> SOURCE DATA:
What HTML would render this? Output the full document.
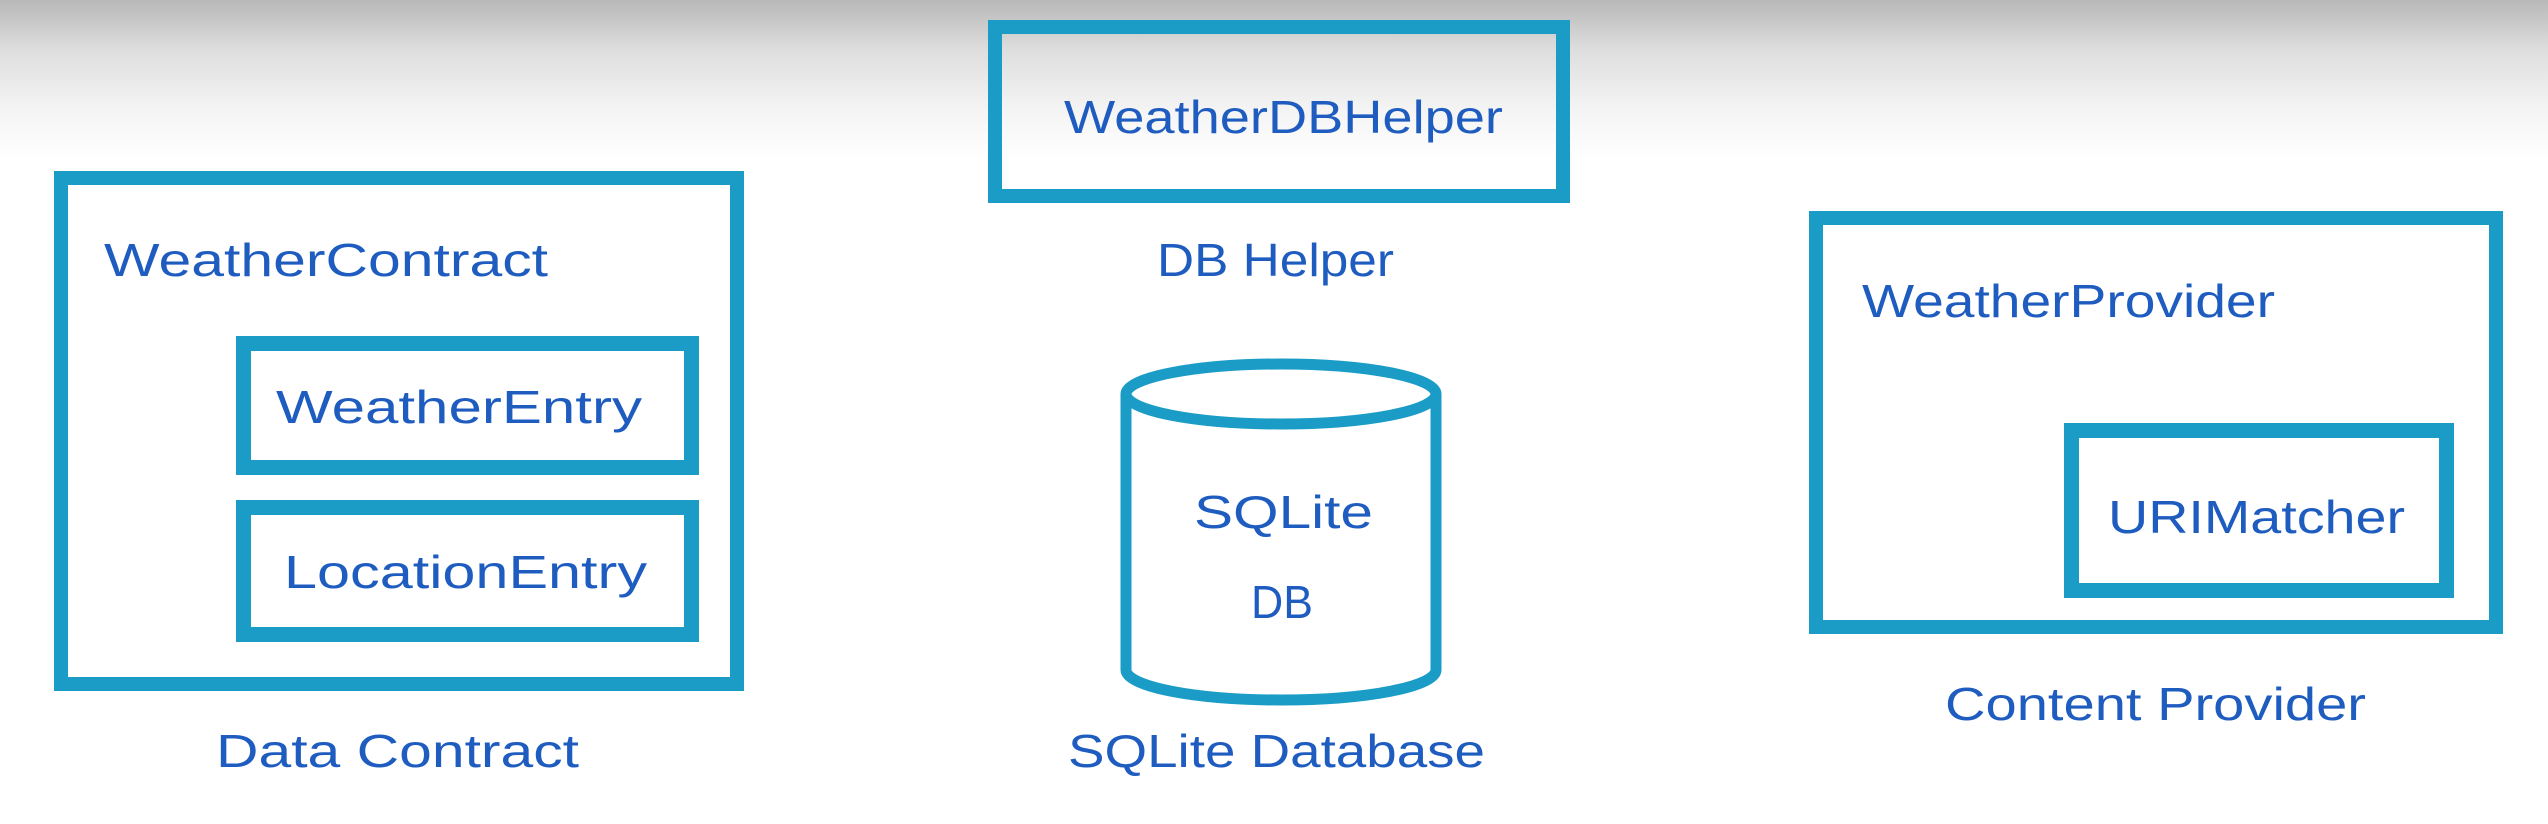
<!DOCTYPE html>
<html><head><style>
html,body{margin:0;padding:0;}
body{width:2548px;height:824px;overflow:hidden;background:linear-gradient(#b8b8b8 0px,#dedede 50px,#f4f4f4 110px,#ffffff 160px);}
svg{position:absolute;left:0;top:0;}
text{font-family:"Liberation Sans Narrow","Liberation Sans",sans-serif;fill:#1f5cc0;font-size:46px;}
</style></head><body>
<svg width="2548" height="824" viewBox="0 0 2548 824">
<g fill="none" stroke="#1a9cc6" stroke-width="14">
<rect x="61" y="178" width="676" height="506"/>
<rect x="243.5" y="343.5" width="448" height="124" stroke-width="15"/>
<rect x="243.5" y="507.5" width="448" height="127" stroke-width="15"/>
<rect x="995" y="27" width="568" height="169"/>
<rect x="1816" y="218" width="680" height="409"/>
<rect x="2071.5" y="430.5" width="375" height="160" stroke-width="15"/>
<path d="M1126 394 L1126 670 A155 30 0 0 0 1436 670 L1436 394" stroke-width="11"/>
<ellipse cx="1281" cy="394" rx="155" ry="30" stroke-width="11"/>
</g>
<text x="104" y="276" textLength="444" lengthAdjust="spacingAndGlyphs">WeatherContract</text>
<text x="276" y="423" textLength="366" lengthAdjust="spacingAndGlyphs">WeatherEntry</text>
<text x="284" y="588" textLength="363" lengthAdjust="spacingAndGlyphs">LocationEntry</text>
<text x="216" y="767" textLength="363" lengthAdjust="spacingAndGlyphs">Data Contract</text>
<text x="1064" y="133" textLength="439" lengthAdjust="spacingAndGlyphs">WeatherDBHelper</text>
<text x="1157" y="276" textLength="237" lengthAdjust="spacingAndGlyphs">DB Helper</text>
<text x="1194" y="528" textLength="179" lengthAdjust="spacingAndGlyphs">SQLite</text>
<text x="1251" y="618" textLength="62" lengthAdjust="spacingAndGlyphs">DB</text>
<text x="1068" y="767" textLength="417" lengthAdjust="spacingAndGlyphs">SQLite Database</text>
<text x="1862" y="317" textLength="413" lengthAdjust="spacingAndGlyphs">WeatherProvider</text>
<text x="2108" y="533" textLength="297" lengthAdjust="spacingAndGlyphs">URIMatcher</text>
<text x="1945" y="720" textLength="421" lengthAdjust="spacingAndGlyphs">Content Provider</text>
</svg>
</body></html>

> WHAT YOU HAVE TO DO: Each line of the material must be retyped exactly, except that images are omitted.

> THE REPLY:
What HTML would render this? Output the full document.
<!DOCTYPE html>
<html><head><style>
html,body{margin:0;padding:0;}
body{width:2548px;height:824px;overflow:hidden;background:linear-gradient(#b8b8b8 0px,#dedede 50px,#f4f4f4 110px,#ffffff 160px);}
svg{position:absolute;left:0;top:0;}
text{font-family:"Liberation Sans Narrow","Liberation Sans",sans-serif;fill:#1f5cc0;font-size:46px;}
</style></head><body>
<svg width="2548" height="824" viewBox="0 0 2548 824">
<g fill="none" stroke="#1a9cc6" stroke-width="14">
<rect x="61" y="178" width="676" height="506"/>
<rect x="243.5" y="343.5" width="448" height="124" stroke-width="15"/>
<rect x="243.5" y="507.5" width="448" height="127" stroke-width="15"/>
<rect x="995" y="27" width="568" height="169"/>
<rect x="1816" y="218" width="680" height="409"/>
<rect x="2071.5" y="430.5" width="375" height="160" stroke-width="15"/>
<path d="M1126 394 L1126 670 A155 30 0 0 0 1436 670 L1436 394" stroke-width="11"/>
<ellipse cx="1281" cy="394" rx="155" ry="30" stroke-width="11"/>
</g>
<text x="104" y="276" textLength="444" lengthAdjust="spacingAndGlyphs">WeatherContract</text>
<text x="276" y="423" textLength="366" lengthAdjust="spacingAndGlyphs">WeatherEntry</text>
<text x="284" y="588" textLength="363" lengthAdjust="spacingAndGlyphs">LocationEntry</text>
<text x="216" y="767" textLength="363" lengthAdjust="spacingAndGlyphs">Data Contract</text>
<text x="1064" y="133" textLength="439" lengthAdjust="spacingAndGlyphs">WeatherDBHelper</text>
<text x="1157" y="276" textLength="237" lengthAdjust="spacingAndGlyphs">DB Helper</text>
<text x="1194" y="528" textLength="179" lengthAdjust="spacingAndGlyphs">SQLite</text>
<text x="1251" y="618" textLength="62" lengthAdjust="spacingAndGlyphs">DB</text>
<text x="1068" y="767" textLength="417" lengthAdjust="spacingAndGlyphs">SQLite Database</text>
<text x="1862" y="317" textLength="413" lengthAdjust="spacingAndGlyphs">WeatherProvider</text>
<text x="2108" y="533" textLength="297" lengthAdjust="spacingAndGlyphs">URIMatcher</text>
<text x="1945" y="720" textLength="421" lengthAdjust="spacingAndGlyphs">Content Provider</text>
</svg>
</body></html>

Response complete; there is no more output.